▶ AVAILABLE DATA
--- START ---

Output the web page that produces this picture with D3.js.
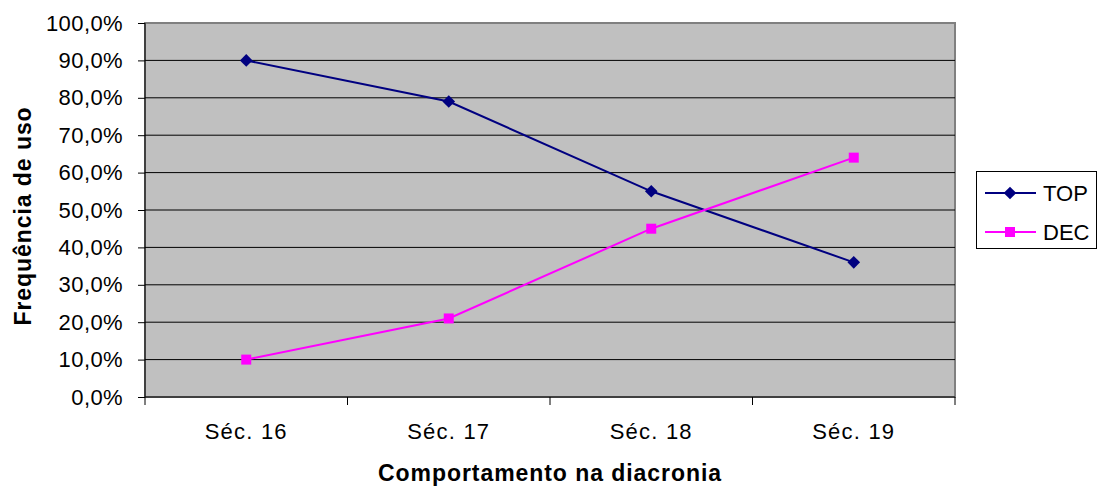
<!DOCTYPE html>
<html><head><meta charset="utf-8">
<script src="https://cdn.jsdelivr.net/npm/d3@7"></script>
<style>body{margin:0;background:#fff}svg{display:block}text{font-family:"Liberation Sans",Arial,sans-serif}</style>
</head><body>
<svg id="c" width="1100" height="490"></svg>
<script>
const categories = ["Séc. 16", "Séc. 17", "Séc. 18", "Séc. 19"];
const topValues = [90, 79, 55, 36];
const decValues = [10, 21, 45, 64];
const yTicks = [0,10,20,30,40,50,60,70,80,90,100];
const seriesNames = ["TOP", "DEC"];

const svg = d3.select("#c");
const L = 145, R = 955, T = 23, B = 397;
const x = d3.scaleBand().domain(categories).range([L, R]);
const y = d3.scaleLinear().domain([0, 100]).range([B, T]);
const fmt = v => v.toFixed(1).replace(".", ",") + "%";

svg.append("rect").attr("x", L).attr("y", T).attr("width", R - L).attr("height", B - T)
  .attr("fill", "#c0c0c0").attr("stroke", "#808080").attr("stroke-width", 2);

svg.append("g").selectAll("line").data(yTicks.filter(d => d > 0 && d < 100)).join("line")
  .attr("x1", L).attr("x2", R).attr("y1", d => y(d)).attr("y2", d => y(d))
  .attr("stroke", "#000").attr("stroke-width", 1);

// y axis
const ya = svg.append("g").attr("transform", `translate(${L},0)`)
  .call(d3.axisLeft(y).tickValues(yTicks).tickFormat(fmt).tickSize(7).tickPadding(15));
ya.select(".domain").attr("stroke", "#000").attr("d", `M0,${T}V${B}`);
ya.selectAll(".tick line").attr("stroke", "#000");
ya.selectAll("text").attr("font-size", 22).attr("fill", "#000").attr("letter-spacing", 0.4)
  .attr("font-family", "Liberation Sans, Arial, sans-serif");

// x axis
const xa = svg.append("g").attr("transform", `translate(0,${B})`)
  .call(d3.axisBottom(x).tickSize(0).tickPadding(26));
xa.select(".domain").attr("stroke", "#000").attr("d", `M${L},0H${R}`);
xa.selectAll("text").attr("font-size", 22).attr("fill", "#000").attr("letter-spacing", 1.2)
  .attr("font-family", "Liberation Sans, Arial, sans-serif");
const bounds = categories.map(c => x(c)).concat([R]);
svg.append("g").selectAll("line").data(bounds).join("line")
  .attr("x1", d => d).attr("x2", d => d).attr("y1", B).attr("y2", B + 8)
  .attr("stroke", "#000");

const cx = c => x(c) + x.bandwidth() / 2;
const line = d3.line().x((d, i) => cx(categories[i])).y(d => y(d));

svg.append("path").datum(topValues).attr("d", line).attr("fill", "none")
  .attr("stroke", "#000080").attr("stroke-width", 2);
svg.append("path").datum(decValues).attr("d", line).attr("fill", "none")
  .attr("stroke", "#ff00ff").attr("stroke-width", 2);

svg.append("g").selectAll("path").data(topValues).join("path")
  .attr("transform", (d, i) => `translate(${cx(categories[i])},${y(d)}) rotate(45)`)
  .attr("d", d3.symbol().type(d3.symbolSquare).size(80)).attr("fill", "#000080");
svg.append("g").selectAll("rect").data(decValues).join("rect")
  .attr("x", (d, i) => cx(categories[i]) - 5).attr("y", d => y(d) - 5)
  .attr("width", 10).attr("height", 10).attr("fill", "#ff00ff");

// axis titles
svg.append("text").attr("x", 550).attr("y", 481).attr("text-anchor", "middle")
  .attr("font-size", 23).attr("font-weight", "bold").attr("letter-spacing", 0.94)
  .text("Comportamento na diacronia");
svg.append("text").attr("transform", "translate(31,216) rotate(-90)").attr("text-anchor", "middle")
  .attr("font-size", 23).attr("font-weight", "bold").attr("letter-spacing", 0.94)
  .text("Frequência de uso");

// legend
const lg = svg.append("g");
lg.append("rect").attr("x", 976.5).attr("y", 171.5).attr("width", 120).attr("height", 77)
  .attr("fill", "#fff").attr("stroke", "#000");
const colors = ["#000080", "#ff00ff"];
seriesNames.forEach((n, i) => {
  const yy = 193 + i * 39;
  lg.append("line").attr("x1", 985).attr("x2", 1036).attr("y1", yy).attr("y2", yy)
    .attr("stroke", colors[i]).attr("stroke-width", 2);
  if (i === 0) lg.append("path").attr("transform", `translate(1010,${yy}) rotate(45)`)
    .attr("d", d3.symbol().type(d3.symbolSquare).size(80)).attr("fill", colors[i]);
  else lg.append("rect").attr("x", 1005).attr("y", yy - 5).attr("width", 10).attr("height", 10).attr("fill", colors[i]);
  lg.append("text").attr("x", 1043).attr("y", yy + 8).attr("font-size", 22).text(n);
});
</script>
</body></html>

--- END ---

▶ TO BE DONE
Write out each line of the listing above, exactly, from its first line to the line holding "const fmt = v", inclusive. Skip the pictures.

▶ EXPECTED ANSWER
Output the web page that produces this picture with D3.js.
<!DOCTYPE html>
<html><head><meta charset="utf-8">
<script src="https://cdn.jsdelivr.net/npm/d3@7"></script>
<style>body{margin:0;background:#fff}svg{display:block}text{font-family:"Liberation Sans",Arial,sans-serif}</style>
</head><body>
<svg id="c" width="1100" height="490"></svg>
<script>
const categories = ["Séc. 16", "Séc. 17", "Séc. 18", "Séc. 19"];
const topValues = [90, 79, 55, 36];
const decValues = [10, 21, 45, 64];
const yTicks = [0,10,20,30,40,50,60,70,80,90,100];
const seriesNames = ["TOP", "DEC"];

const svg = d3.select("#c");
const L = 145, R = 955, T = 23, B = 397;
const x = d3.scaleBand().domain(categories).range([L, R]);
const y = d3.scaleLinear().domain([0, 100]).range([B, T]);
const fmt = v => v.toFixed(1).replace(".", ",") + "%";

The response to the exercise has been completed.